Skip the pictures and extract all of the lines exactly as written.
....................
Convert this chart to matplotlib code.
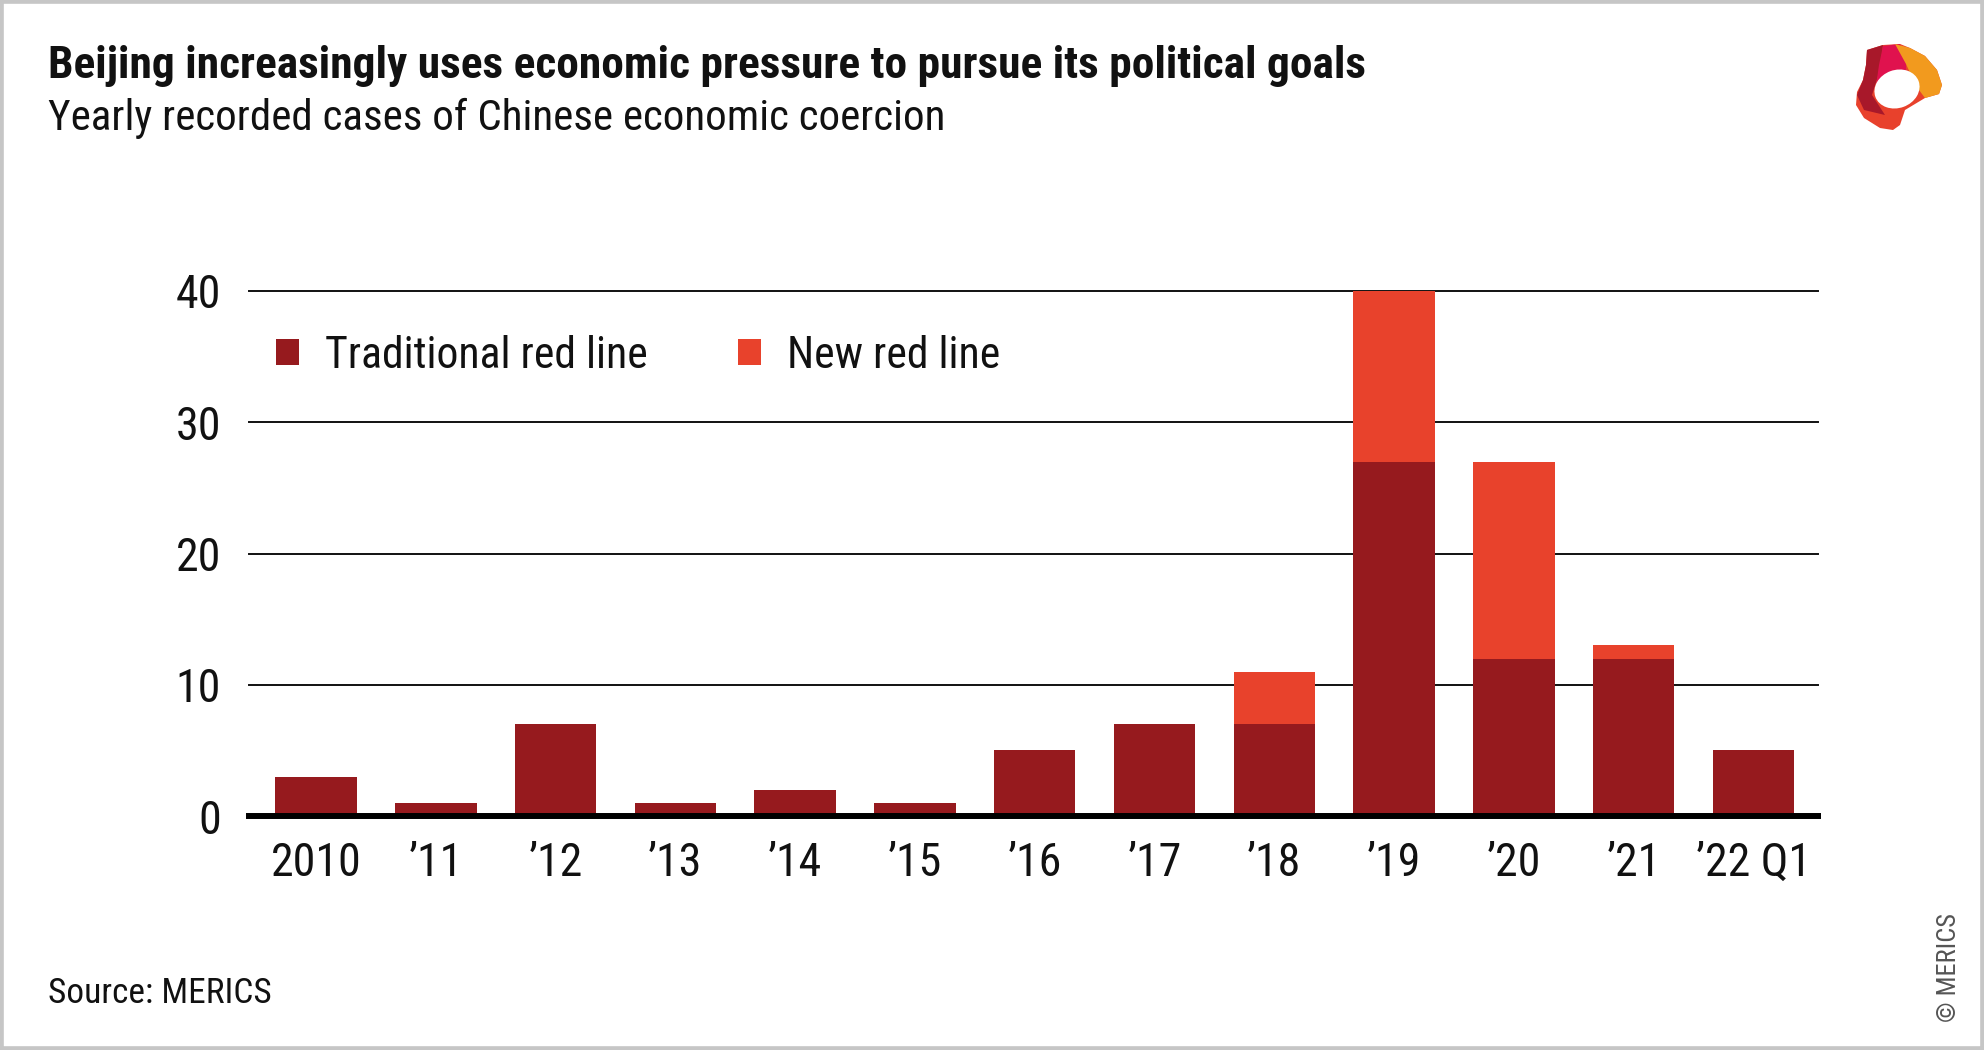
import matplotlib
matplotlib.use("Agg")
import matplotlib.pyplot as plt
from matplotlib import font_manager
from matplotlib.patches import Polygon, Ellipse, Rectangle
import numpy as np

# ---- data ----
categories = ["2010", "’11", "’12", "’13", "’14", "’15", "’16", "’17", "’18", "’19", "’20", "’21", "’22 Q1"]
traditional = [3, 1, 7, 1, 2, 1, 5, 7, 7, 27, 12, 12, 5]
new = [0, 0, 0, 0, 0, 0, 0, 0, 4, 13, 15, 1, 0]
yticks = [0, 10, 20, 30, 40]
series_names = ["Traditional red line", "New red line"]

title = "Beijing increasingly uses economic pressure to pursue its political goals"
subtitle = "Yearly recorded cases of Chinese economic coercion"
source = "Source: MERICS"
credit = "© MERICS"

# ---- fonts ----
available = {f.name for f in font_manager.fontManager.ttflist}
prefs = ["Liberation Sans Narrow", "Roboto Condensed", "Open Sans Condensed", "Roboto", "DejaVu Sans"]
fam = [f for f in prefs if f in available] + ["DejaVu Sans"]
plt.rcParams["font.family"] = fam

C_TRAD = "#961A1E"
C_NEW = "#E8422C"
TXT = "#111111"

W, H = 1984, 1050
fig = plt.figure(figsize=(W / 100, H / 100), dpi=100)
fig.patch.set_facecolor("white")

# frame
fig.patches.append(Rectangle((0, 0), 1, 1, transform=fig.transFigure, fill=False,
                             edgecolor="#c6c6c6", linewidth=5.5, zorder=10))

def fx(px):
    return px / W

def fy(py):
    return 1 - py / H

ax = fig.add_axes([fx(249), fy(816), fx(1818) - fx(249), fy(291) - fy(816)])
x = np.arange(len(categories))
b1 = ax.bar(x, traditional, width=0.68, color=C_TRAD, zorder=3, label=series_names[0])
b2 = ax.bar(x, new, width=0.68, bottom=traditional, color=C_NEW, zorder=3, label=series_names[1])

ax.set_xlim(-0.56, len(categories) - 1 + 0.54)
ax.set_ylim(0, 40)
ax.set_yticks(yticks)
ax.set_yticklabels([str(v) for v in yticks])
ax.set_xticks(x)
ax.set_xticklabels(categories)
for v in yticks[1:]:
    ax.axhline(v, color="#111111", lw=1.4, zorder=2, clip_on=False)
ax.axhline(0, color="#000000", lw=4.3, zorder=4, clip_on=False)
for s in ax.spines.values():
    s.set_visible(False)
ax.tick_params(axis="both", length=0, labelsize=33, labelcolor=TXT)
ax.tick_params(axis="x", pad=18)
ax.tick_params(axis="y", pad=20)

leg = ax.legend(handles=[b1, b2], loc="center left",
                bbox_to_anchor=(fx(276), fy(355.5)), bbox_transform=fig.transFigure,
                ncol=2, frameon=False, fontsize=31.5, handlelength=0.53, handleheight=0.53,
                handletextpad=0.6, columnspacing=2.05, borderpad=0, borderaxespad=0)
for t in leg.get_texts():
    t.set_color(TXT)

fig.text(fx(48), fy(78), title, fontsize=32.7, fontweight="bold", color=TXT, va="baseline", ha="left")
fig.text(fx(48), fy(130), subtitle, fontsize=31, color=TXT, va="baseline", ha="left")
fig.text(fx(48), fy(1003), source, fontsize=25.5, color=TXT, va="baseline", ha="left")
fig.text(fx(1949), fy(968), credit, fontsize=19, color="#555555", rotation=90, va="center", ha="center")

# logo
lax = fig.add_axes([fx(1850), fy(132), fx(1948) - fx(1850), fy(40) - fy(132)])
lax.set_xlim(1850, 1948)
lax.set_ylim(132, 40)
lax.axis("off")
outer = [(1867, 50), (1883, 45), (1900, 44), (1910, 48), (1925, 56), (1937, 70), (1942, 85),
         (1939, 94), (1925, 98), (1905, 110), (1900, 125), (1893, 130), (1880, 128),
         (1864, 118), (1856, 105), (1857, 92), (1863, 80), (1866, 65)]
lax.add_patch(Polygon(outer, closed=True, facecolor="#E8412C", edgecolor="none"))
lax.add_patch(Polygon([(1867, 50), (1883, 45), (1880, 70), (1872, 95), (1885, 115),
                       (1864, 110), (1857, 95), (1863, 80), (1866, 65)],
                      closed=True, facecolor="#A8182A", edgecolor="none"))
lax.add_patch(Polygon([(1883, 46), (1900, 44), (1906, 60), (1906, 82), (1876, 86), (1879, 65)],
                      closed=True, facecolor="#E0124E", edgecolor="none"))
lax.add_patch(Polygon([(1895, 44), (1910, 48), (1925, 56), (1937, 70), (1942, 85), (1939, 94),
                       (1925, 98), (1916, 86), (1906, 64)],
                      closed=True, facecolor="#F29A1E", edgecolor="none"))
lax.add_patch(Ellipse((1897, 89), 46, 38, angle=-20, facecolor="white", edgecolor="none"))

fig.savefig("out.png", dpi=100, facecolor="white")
....................
Full response =>
Convert this chart to matplotlib code.
import matplotlib
matplotlib.use("Agg")
import matplotlib.pyplot as plt
from matplotlib import font_manager
from matplotlib.patches import Polygon, Ellipse, Rectangle
import numpy as np

# ---- data ----
categories = ["2010", "’11", "’12", "’13", "’14", "’15", "’16", "’17", "’18", "’19", "’20", "’21", "’22 Q1"]
traditional = [3, 1, 7, 1, 2, 1, 5, 7, 7, 27, 12, 12, 5]
new = [0, 0, 0, 0, 0, 0, 0, 0, 4, 13, 15, 1, 0]
yticks = [0, 10, 20, 30, 40]
series_names = ["Traditional red line", "New red line"]

title = "Beijing increasingly uses economic pressure to pursue its political goals"
subtitle = "Yearly recorded cases of Chinese economic coercion"
source = "Source: MERICS"
credit = "© MERICS"

# ---- fonts ----
available = {f.name for f in font_manager.fontManager.ttflist}
prefs = ["Liberation Sans Narrow", "Roboto Condensed", "Open Sans Condensed", "Roboto", "DejaVu Sans"]
fam = [f for f in prefs if f in available] + ["DejaVu Sans"]
plt.rcParams["font.family"] = fam

C_TRAD = "#961A1E"
C_NEW = "#E8422C"
TXT = "#111111"

W, H = 1984, 1050
fig = plt.figure(figsize=(W / 100, H / 100), dpi=100)
fig.patch.set_facecolor("white")

# frame
fig.patches.append(Rectangle((0, 0), 1, 1, transform=fig.transFigure, fill=False,
                             edgecolor="#c6c6c6", linewidth=5.5, zorder=10))

def fx(px):
    return px / W

def fy(py):
    return 1 - py / H

ax = fig.add_axes([fx(249), fy(816), fx(1818) - fx(249), fy(291) - fy(816)])
x = np.arange(len(categories))
b1 = ax.bar(x, traditional, width=0.68, color=C_TRAD, zorder=3, label=series_names[0])
b2 = ax.bar(x, new, width=0.68, bottom=traditional, color=C_NEW, zorder=3, label=series_names[1])

ax.set_xlim(-0.56, len(categories) - 1 + 0.54)
ax.set_ylim(0, 40)
ax.set_yticks(yticks)
ax.set_yticklabels([str(v) for v in yticks])
ax.set_xticks(x)
ax.set_xticklabels(categories)
for v in yticks[1:]:
    ax.axhline(v, color="#111111", lw=1.4, zorder=2, clip_on=False)
ax.axhline(0, color="#000000", lw=4.3, zorder=4, clip_on=False)
for s in ax.spines.values():
    s.set_visible(False)
ax.tick_params(axis="both", length=0, labelsize=33, labelcolor=TXT)
ax.tick_params(axis="x", pad=18)
ax.tick_params(axis="y", pad=20)

leg = ax.legend(handles=[b1, b2], loc="center left",
                bbox_to_anchor=(fx(276), fy(355.5)), bbox_transform=fig.transFigure,
                ncol=2, frameon=False, fontsize=31.5, handlelength=0.53, handleheight=0.53,
                handletextpad=0.6, columnspacing=2.05, borderpad=0, borderaxespad=0)
for t in leg.get_texts():
    t.set_color(TXT)

fig.text(fx(48), fy(78), title, fontsize=32.7, fontweight="bold", color=TXT, va="baseline", ha="left")
fig.text(fx(48), fy(130), subtitle, fontsize=31, color=TXT, va="baseline", ha="left")
fig.text(fx(48), fy(1003), source, fontsize=25.5, color=TXT, va="baseline", ha="left")
fig.text(fx(1949), fy(968), credit, fontsize=19, color="#555555", rotation=90, va="center", ha="center")

# logo
lax = fig.add_axes([fx(1850), fy(132), fx(1948) - fx(1850), fy(40) - fy(132)])
lax.set_xlim(1850, 1948)
lax.set_ylim(132, 40)
lax.axis("off")
outer = [(1867, 50), (1883, 45), (1900, 44), (1910, 48), (1925, 56), (1937, 70), (1942, 85),
         (1939, 94), (1925, 98), (1905, 110), (1900, 125), (1893, 130), (1880, 128),
         (1864, 118), (1856, 105), (1857, 92), (1863, 80), (1866, 65)]
lax.add_patch(Polygon(outer, closed=True, facecolor="#E8412C", edgecolor="none"))
lax.add_patch(Polygon([(1867, 50), (1883, 45), (1880, 70), (1872, 95), (1885, 115),
                       (1864, 110), (1857, 95), (1863, 80), (1866, 65)],
                      closed=True, facecolor="#A8182A", edgecolor="none"))
lax.add_patch(Polygon([(1883, 46), (1900, 44), (1906, 60), (1906, 82), (1876, 86), (1879, 65)],
                      closed=True, facecolor="#E0124E", edgecolor="none"))
lax.add_patch(Polygon([(1895, 44), (1910, 48), (1925, 56), (1937, 70), (1942, 85), (1939, 94),
                       (1925, 98), (1916, 86), (1906, 64)],
                      closed=True, facecolor="#F29A1E", edgecolor="none"))
lax.add_patch(Ellipse((1897, 89), 46, 38, angle=-20, facecolor="white", edgecolor="none"))

fig.savefig("out.png", dpi=100, facecolor="white")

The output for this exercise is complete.